A Medical Device Daily

DxS (Manchester, U.K.) reported that it has signed a non-exclusive global licensing agreement with the Wellcome Trust (London) to provide a research test for use in clinical trials to detect the presence of the V600E B-RAF mutation, which is found in melanomas, lung and thyroid cancers.

The V600E B-RAF mutation was identified by scientists at the Wellcome Trust and can be found in 36% to 40% of skin and thyroid cancers and up to 13% of cancers in the large intestine.

Researchers will use the test to determine a patient's cancer mutation status, which may predict how they respond to cancer therapies. If clinical trials are successful, this could lead to companion diagnostics to predict response for novel cancer therapies for skin, thyroid and large intestine cancers.

Stephen Little, CEO of DxS, said: "With many novel drugs in development for skin, thyroid and colon cancer the potential for this assay is enormous. Through this licensing agreement, we plan to expand the range of biomarker tests to our customers, aiding the treatment of a number of types of cancer."

Glenn Wells, business development manager at Wellcome added: "We believe the identification of the B-RAF mutation could have considerable implications for the way in which treatment of melanomas, lung and thyroid cancers are handled, and are extremely pleased to have reached this agreement with DxS to allow further research and clinical trials to be undertaken with this assay."

Using their real-time PCR technology Scorpions, DxS has developed a highly sensitive and selective test able to detect mutations at very low levels, and can be performed in less than three hours.

Financial details were not disclosed.

In other agreements and contracts news, Novation (Irving, Texas), a healthcare contracting services company of VHA (Irving, Texas), University HealthSystem Consortium (Oak Brook, Illinois) and Provista (Irving, Texas), said it has added Guidant's (Indianapolis) Cardiac Rhythm Management devices to its Boston Scientific (Natick Massachusetts) agreement.

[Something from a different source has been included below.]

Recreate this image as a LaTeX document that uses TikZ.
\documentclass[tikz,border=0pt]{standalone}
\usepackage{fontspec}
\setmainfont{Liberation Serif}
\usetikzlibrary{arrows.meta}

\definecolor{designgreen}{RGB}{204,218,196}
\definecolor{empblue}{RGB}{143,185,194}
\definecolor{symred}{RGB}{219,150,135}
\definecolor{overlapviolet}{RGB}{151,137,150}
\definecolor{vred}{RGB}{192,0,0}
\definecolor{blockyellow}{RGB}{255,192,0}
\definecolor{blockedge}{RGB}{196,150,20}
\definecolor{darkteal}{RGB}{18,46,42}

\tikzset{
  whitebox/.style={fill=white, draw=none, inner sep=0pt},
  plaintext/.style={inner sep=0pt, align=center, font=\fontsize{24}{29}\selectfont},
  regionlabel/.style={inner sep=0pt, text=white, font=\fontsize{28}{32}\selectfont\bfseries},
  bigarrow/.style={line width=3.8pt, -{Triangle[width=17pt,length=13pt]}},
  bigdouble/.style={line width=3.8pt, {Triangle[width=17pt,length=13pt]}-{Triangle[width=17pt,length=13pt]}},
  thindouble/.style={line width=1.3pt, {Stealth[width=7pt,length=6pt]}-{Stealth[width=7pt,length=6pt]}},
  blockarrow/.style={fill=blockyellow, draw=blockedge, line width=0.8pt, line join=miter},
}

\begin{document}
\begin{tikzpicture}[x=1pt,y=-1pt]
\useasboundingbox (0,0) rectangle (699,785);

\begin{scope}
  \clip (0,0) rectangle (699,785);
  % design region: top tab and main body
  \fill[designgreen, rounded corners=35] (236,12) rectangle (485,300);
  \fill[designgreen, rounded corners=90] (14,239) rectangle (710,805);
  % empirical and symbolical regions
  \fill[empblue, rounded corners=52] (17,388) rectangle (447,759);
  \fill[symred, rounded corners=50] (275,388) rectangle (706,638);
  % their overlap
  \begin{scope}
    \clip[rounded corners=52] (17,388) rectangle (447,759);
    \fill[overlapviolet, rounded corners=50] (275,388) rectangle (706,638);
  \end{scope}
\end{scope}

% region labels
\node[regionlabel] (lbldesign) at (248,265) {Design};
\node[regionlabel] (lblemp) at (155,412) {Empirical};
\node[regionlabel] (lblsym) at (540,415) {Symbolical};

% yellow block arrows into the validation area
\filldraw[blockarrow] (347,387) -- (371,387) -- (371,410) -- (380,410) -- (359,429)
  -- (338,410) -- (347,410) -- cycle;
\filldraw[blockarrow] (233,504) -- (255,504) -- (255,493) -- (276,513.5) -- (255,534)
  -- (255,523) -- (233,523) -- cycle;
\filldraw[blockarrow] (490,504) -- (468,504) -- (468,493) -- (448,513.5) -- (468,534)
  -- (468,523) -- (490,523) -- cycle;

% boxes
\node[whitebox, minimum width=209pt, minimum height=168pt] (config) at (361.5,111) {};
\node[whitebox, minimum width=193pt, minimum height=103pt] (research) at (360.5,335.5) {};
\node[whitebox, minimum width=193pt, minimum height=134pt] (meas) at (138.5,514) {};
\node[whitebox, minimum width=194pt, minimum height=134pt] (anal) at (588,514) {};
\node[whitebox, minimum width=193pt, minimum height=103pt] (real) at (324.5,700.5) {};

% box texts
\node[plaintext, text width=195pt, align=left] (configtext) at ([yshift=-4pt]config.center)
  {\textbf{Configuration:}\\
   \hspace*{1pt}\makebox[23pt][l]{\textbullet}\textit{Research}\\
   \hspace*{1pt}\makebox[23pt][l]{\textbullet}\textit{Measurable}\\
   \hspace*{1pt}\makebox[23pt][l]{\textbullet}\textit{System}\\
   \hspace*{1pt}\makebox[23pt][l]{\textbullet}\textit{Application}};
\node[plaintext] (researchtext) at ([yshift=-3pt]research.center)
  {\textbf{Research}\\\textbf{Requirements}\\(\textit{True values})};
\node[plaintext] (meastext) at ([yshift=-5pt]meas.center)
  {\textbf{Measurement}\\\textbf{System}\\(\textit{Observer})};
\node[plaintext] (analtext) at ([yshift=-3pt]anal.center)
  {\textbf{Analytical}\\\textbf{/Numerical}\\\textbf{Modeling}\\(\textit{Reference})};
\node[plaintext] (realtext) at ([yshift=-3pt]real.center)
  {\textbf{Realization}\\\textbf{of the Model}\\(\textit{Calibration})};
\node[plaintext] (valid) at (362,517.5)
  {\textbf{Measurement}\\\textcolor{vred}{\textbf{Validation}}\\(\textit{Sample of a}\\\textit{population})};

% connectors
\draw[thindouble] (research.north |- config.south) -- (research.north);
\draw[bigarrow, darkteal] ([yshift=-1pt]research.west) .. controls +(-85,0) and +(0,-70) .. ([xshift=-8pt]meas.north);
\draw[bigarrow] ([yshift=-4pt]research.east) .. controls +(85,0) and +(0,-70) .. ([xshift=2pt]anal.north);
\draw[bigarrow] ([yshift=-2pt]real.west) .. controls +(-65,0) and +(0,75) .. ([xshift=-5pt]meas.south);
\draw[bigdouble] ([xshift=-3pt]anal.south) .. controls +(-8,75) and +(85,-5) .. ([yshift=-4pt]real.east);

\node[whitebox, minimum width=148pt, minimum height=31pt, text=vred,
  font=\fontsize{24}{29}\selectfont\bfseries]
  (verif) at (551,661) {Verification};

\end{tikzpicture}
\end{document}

The Cognis CRT-D and the Teligen ICD are among the world's smallest and thinnest high-energy devices at 32.5 cc and 31.5 cc respectively, while less than 10 mm thick. Both devices offer features based on substantial engineering advances, including extended battery longevity over previous company devices, self-correcting software and improved programming technology. The contract addition was effective Aug. 1, 2008.